Highlands, Fox Chapel boys rewarded with byes for late-season charges

Tuesday, February 13, 2018 | 11:39 PM

Uncertainty surrounded Highlands at the beginning of the boys basketball season, the graduation of four starters from one of the more successful stretches in recent program history leaving an inexperienced roster.

Yet the Golden Rams jelled early and didn't look back, closing the regular season as one of the hottest teams in the WPIAL — and they received their reward Tuesday.

Highlands (17-4) received the No. 2 seed in the WPIAL Class 5A playoffs, learning their postseason fate along with seven other Alle-Kiski Valley boys qualifiers at the WPIAL's annual pairings meeting Tuesday evening in Green Tree.

The second seed marks Highlands' best in Tyler Stoczynski's six seasons as coach. The Golden Rams (17-4) received a first-round bye and will play either No. 7 West Allegheny or No. 10 Laurel Highlands in the quarterfinals Feb. 23.

“(It's rewarding) moreso for the guys,” Stoczynski said. “They played together, they worked together and they do everything as a team. They embody that team-first mentality. That's come to fruition to help us, and we got a two seed out of it. We're just excited to go from there and to get better as we go along.”
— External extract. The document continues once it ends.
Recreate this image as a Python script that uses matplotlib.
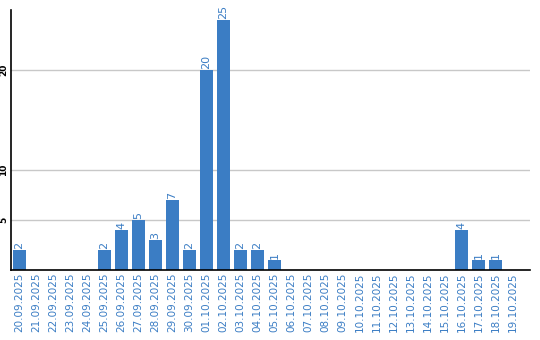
import matplotlib

matplotlib.use("Agg")
import matplotlib.pyplot as plt

DATES = [
    "20.09.2025", "21.09.2025", "22.09.2025", "23.09.2025", "24.09.2025",
    "25.09.2025", "26.09.2025", "27.09.2025", "28.09.2025", "29.09.2025",
    "30.09.2025", "01.10.2025", "02.10.2025", "03.10.2025", "04.10.2025",
    "05.10.2025", "06.10.2025", "07.10.2025", "08.10.2025", "09.10.2025",
    "10.10.2025", "11.10.2025", "12.10.2025", "13.10.2025", "14.10.2025",
    "15.10.2025", "16.10.2025", "17.10.2025", "18.10.2025", "19.10.2025",
]
COUNTS = [2, 0, 0, 0, 0, 2, 4, 5, 3, 7, 2, 20, 25, 2, 2, 1, 0, 0, 0, 0,
          0, 0, 0, 0, 0, 0, 4, 1, 1, 0]
Y_TICKS = [5, 10, 20]

BLUE = "#3b7dc4"

fig = plt.figure(figsize=(5.4, 3.4), dpi=100)
ax = fig.add_axes([11 / 540, 70 / 340, 519 / 540, 260 / 340])

x = list(range(len(DATES)))
bars = ax.bar(x, COUNTS, width=0.82, color=BLUE, zorder=2)
for bar, value in zip(bars, COUNTS):
    if value <= 0:
        continue
    ax.annotate(
        str(value),
        (bar.get_x() + bar.get_width() / 2, bar.get_height()),
        textcoords="offset points",
        xytext=(0, 1),
        ha="center",
        va="bottom",
        rotation=90,
        fontsize=8,
        color=BLUE,
    )

ax.set_xlim(-0.5, len(DATES) + 0.03)
ax.set_ylim(0, 26)
ax.set_xticks(x)
ax.set_xticklabels(DATES, rotation=90, fontsize=7.5, color=BLUE)
ax.set_yticks(Y_TICKS)
ax.set_yticklabels([str(t) for t in Y_TICKS], rotation=90, fontsize=6.5,
                   fontweight="bold", va="center")
ax.tick_params(axis="both", length=0, pad=2)
ax.grid(axis="y", color="#c8c8c8", linewidth=1, zorder=0)
for side in ("top", "right"):
    ax.spines[side].set_visible(False)
ax.spines["left"].set_color("black")
ax.spines["bottom"].set_color("black")
ax.spines["left"].set_linewidth(1.2)
ax.spines["bottom"].set_linewidth(1.2)

fig.savefig("out.png", dpi=100)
After dropping its first two games and three of its first five, Highlands closed the regular season on a tear: The Rams' win Monday over Freeport was their 14th in their final 15 games.

Fox Chapel, which finished the regular season on a similar hot streak, likewise received a bye. The Foxes (17-5) received the No. 3 seed in Class 6A and will play either Pine-Richland (17-5) or Bethel Park (13-9) in the quarterfinals Feb. 24. The team also had a first-round bye last season.

“I thought we deserved a bye, or at least consideration for it,” said Fox Chapel coach Zach Skrinjar, whose team went unbeaten in the second half of Section 3-6A, including key wins over Woodland Hills and Penn Hills. “I think the committee is pretty good at seeding them, and I think they did a fair job. I really do think teams 3 through 7 could be seeded in any which way. It just kind of fell where it was.”

Burrell (10-12) got its own reward for a shared section title, receiving the No. 5 seed in Class 3A and a first-round matchup with Riverside on Friday.

“They're taking into account the battles that go on in each section and rewarding the section champion,” Burrell coach Shawn Bennis said. “I'm very happy with 5.”

The A-K Valley section with perhaps the closest battles all season was Section 1-4A, where Valley, Freeport and Deer Lakes resided.

Not much room separates the rivals in the playoffs, either: Valley (13-4) got the No. 8 seed and a matchup with South Park, Freeport (15-6) the No. 10 seed and a game against South Fayette, a first-round rematch from last season, and Deer Lakes (12-9) the 11th seed and a matchup with Ambridge. All three of their games are Feb. 21.

“It's going to be a tough one, but everything is tough at this time of the year,” Deer Lakes coach Terence Parham said. “We welcome the challenge.”

Leechburg returned to the playoffs for the second consecutive season and received the No. 8 seed in Class 2A. The Blue Devils (14-7) will face No. 9 Fort Cherry, an opponent Leechburg coach Corey Smith anticipated but didn't know much about.

“We have a whole week off, so we're going to try to get a good scrimmage in Friday or Saturday, and we'll go from there,” Smith said.

The Leechburg/Fort Cherry game kicks off a tripleheader Tuesday at North Hills.

The final game of that tripleheader belongs to Springdale, which went down to the wire in the regular season before clinching its Class 2A playoff berth with a win over Riverview in its section finale. The Dynamos (12-8) received the No. 10 seed and will play No. 7 California.

Leechburg won the A-K Valley's most recent boys basketball championship, in 2007. Since then, a pair of teams — Burrell in 2013 and Highlands in '16 — reached the final before falling.

Can someone end the drought this season? The answer will come in the next two-plus weeks.

Of course, nobody is looking that far ahead, least of all Stoczynski.

“We continue to get better, and that's always been our plan,” Stoczynski said. “A part of the process is to always get better every day in practice a little bit.”

Doug Gulasy is a Tribune-Review staff writer.